Here’s how it worked:
1) Declare CPS is broke.
2) Declare Special Ed is too expensive, especially for black and Latinx boys.
3) Hire auditors.
4) Pay them vast sums
5) Create new systems to make it harder and harder for kids to get benefits.
6) Declare victory, I guess.
In an interview with WBEZ, CPS officials involved with the special education overhaul said if students were denied services, it was because they didn’t qualify under the new criteria.
Yolanda Williams’ daughter was one of thousands of students affected. She has Down syndrome and had qualified for occupational therapy for years, Williams said. But last year the staff at Penn Elementary in North Lawndale suddenly stopped providing it to her, she said.
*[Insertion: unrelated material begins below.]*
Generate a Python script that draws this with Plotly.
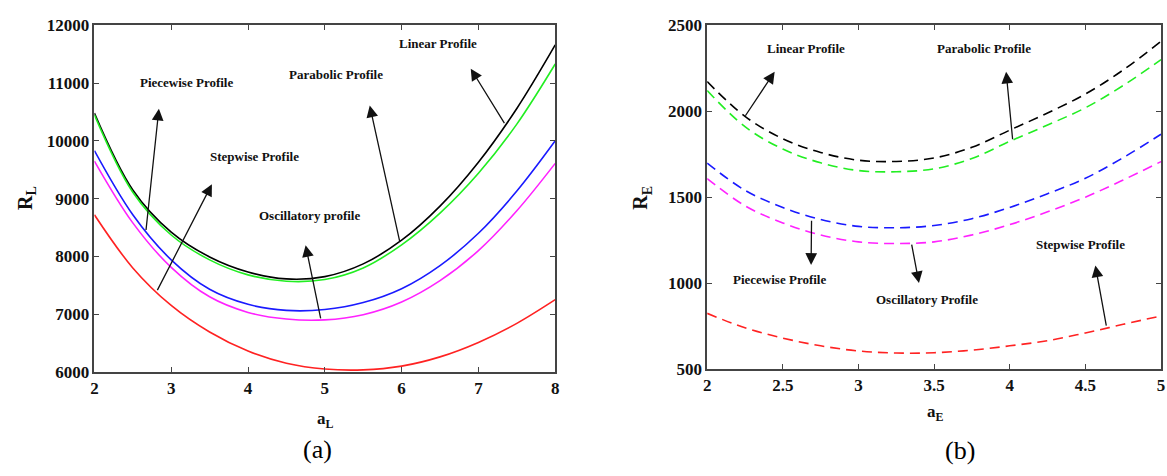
import plotly.graph_objects as go

# ---- panel (a): R_L versus a_L ----
a_L = [2.0, 2.5, 3.0, 3.5, 4.0, 4.5, 5.0, 5.5, 6.0, 6.5, 7.0, 7.5, 8.0]
RL_linear = [10480, 9150, 8420, 7990, 7730, 7610, 7650, 7870, 8280, 8870, 9630, 10560, 11660]
RL_parabolic = [10450, 9110, 8370, 7940, 7680, 7570, 7600, 7800, 8200, 8750, 9440, 10290, 11330]
RL_piecewise = [9830, 8720, 7940, 7430, 7170, 7065, 7080, 7200, 7440, 7840, 8400, 9130, 10000]
RL_oscillatory = [9650, 8580, 7810, 7300, 7030, 6915, 6900, 6990, 7210, 7580, 8100, 8790, 9610]
RL_stepwise = [8720, 7800, 7150, 6690, 6360, 6150, 6050, 6035, 6100, 6260, 6510, 6840, 7250]

# ---- panel (b): R_E versus a_E ----
a_E = [2.0, 2.25, 2.5, 2.75, 3.0, 3.25, 3.5, 3.75, 4.0, 4.25, 4.5, 4.75, 5.0]
RE_linear = [2173, 1970, 1840, 1760, 1715, 1708, 1728, 1790, 1890, 1990, 2100, 2240, 2407]
RE_parabolic = [2120, 1910, 1780, 1700, 1655, 1648, 1665, 1725, 1825, 1920, 2020, 2150, 2300]
RE_piecewise = [1698, 1540, 1440, 1370, 1330, 1322, 1335, 1375, 1440, 1520, 1610, 1730, 1866]
RE_oscillatory = [1608, 1450, 1350, 1280, 1240, 1230, 1240, 1280, 1340, 1415, 1500, 1600, 1707]
RE_stepwise = [824, 740, 680, 635, 605, 593, 595, 610, 635, 665, 710, 760, 809]

ticks_aL = [2, 3, 4, 5, 6, 7, 8]
ticks_RL = [6000, 7000, 8000, 9000, 10000, 11000, 12000]
ticks_aE = [2, 2.5, 3, 3.5, 4, 4.5, 5]
ticks_RE = [500, 1000, 1500, 2000, 2500]

colors = {"linear": "#000000", "parabolic": "#22ee22", "piecewise": "#1a1aff",
          "oscillatory": "#ff22ff", "stepwise": "#ff2222"}

SERIF = "Liberation Serif"

fig = go.Figure()

series_a = [("linear", RL_linear), ("parabolic", RL_parabolic), ("piecewise", RL_piecewise),
            ("oscillatory", RL_oscillatory), ("stepwise", RL_stepwise)]
for key, vals in series_a:
    fig.add_trace(go.Scatter(x=a_L, y=vals, mode="lines", xaxis="x", yaxis="y",
                             line=dict(color=colors[key], width=1.6, shape="spline", smoothing=1.0),
                             showlegend=False, hoverinfo="skip"))

series_b = [("linear", RE_linear), ("parabolic", RE_parabolic), ("piecewise", RE_piecewise),
            ("oscillatory", RE_oscillatory), ("stepwise", RE_stepwise)]
for key, vals in series_b:
    fig.add_trace(go.Scatter(x=a_E, y=vals, mode="lines", xaxis="x2", yaxis="y2",
                             line=dict(color=colors[key], width=1.6, dash="10px,6px",
                                       shape="spline", smoothing=1.0),
                             showlegend=False, hoverinfo="skip"))

axis_common = dict(showline=True, linecolor="#444444", linewidth=1.5, mirror="ticks",
                   ticks="inside", ticklen=5, tickcolor="#444444", tickwidth=1.2,
                   showgrid=False, zeroline=False,
                   tickfont=dict(family=SERIF, size=17, color="#111111"))

fig.update_layout(
    width=1167, height=476,
    margin=dict(l=0, r=0, t=0, b=0),
    paper_bgcolor="white", plot_bgcolor="white",
    font=dict(family=SERIF),
    xaxis=dict(domain=[0.078, 0.4756], range=[2, 8], tickvals=ticks_aL,
               ticktext=[f"<b>{v}</b>" for v in ticks_aL], anchor="y", **axis_common),
    yaxis=dict(domain=[0.2059, 0.9643], range=[6000, 12000], tickvals=ticks_RL,
               ticktext=[f"<b>{v}</b>" for v in ticks_RL], anchor="x", **axis_common),
    xaxis2=dict(domain=[0.6067, 0.9983], range=[2, 5], tickvals=ticks_aE,
                ticktext=[f"<b>{v}</b>" for v in ticks_aE], anchor="y2", **axis_common),
    yaxis2=dict(domain=[0.2122, 0.9643], range=[500, 2500], tickvals=ticks_RE,
                ticktext=[f"<b>{v}</b>" for v in ticks_RE], anchor="x2", **axis_common),
)

label_font = dict(family=SERIF, size=13, color="#111111")
ann = []

def add_label(text, x, y, xr, yr):
    ann.append(dict(text=f"<b>{text}</b>", x=x, y=y, xref=xr, yref=yr, showarrow=False,
                    font=label_font, xanchor="center", yanchor="middle"))

def add_arrow(x_tail, y_tail, x_head, y_head, xr, yr):
    ann.append(dict(text="", x=x_head, y=y_head, ax=x_tail, ay=y_tail, xref=xr, yref=yr,
                    axref=xr, ayref=yr, showarrow=True, arrowhead=2, arrowsize=1.8,
                    arrowwidth=1.3, arrowcolor="#111111", standoff=0))

# panel (a) labels and arrows
add_label("Linear Profile", 6.47, 11683, "x", "y")
add_label("Parabolic Profile", 5.15, 11150, "x", "y")
add_label("Piecewise Profile", 3.2, 11017, "x", "y")
add_label("Stepwise Profile", 4.08, 9733, "x", "y")
add_label("Oscillatory profile", 4.8, 8706, "x", "y")
add_arrow(7.35, 10280, 6.9, 11250, "x", "y")
add_arrow(5.98, 8230, 5.585, 10611, "x", "y")
add_arrow(2.67, 8430, 2.84, 10556, "x", "y")
add_arrow(2.81, 7389, 3.53, 9250, "x", "y")
add_arrow(4.95, 6900, 4.75, 8194, "x", "y")

# panel (b) labels and arrows
add_label("Linear Profile", 2.65, 2366, "x2", "y2")
add_label("Parabolic Profile", 3.83, 2366, "x2", "y2")
add_label("Piecewise Profile", 2.48, 1019, "x2", "y2")
add_label("Oscillatory Profile", 3.45, 907, "x2", "y2")
add_label("Stepwise Profile", 4.47, 1222, "x2", "y2")
add_arrow(2.246, 1965, 2.446, 2230, "x2", "y2")
add_arrow(4.02, 1828, 3.976, 2230, "x2", "y2")
add_arrow(2.69, 1371, 2.687, 1106, "x2", "y2")
add_arrow(3.35, 1233, 3.40, 1000, "x2", "y2")
add_arrow(4.64, 744, 4.566, 1102, "x2", "y2")

# axis titles and panel captions
title_font = dict(family=SERIF, size=20, color="#111111")
ann.append(dict(text="<b>R<sub>L</sub></b>", x=22 / 1167, y=1 - 197 / 476, xref="paper", yref="paper",
                showarrow=False, textangle=-90, font=title_font, xanchor="center", yanchor="middle"))
ann.append(dict(text="<b>a<sub>L</sub></b>", x=324 / 1167, y=1 - 428 / 476, xref="paper", yref="paper",
                showarrow=False, font=dict(family=SERIF, size=17, color="#111111"),
                xanchor="center", yanchor="middle"))
ann.append(dict(text="<b>R<sub>E</sub></b>", x=642 / 1167, y=1 - 197 / 476, xref="paper", yref="paper",
                showarrow=False, textangle=-90, font=title_font, xanchor="center", yanchor="middle"))
ann.append(dict(text="<b>a<sub>E</sub></b>", x=938 / 1167, y=1 - 421 / 476, xref="paper", yref="paper",
                showarrow=False, font=dict(family=SERIF, size=17, color="#111111"),
                xanchor="center", yanchor="middle"))
cap_font = dict(family=SERIF, size=26, color="#000000")
ann.append(dict(text="(a)", x=316 / 1167, y=1 - 459 / 476, xref="paper", yref="paper",
                showarrow=False, font=cap_font, xanchor="center", yanchor="middle"))
ann.append(dict(text="(b)", x=963 / 1167, y=1 - 460 / 476, xref="paper", yref="paper",
                showarrow=False, font=cap_font, xanchor="center", yanchor="middle"))

fig.update_layout(annotations=ann)
fig.write_html("out.html")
Williams’ daughter sees an occupational therapist outside of school at the University of Illinois-Chicago. That therapist says the girl still needs the extra help at school, Williams said.
“I am trying to understand what happened and why?” she said.
The UIC therapist is teaching her daughter life skills such as brushing her teeth and tying her shoes, Williams said. But she said her daughter’s handwriting is virtually unreadable and she doesn’t know how to read, which are skills an in-school occupational therapist could work on.
CPS has always depended on some parents not knowing their rights. Now they have made it worse.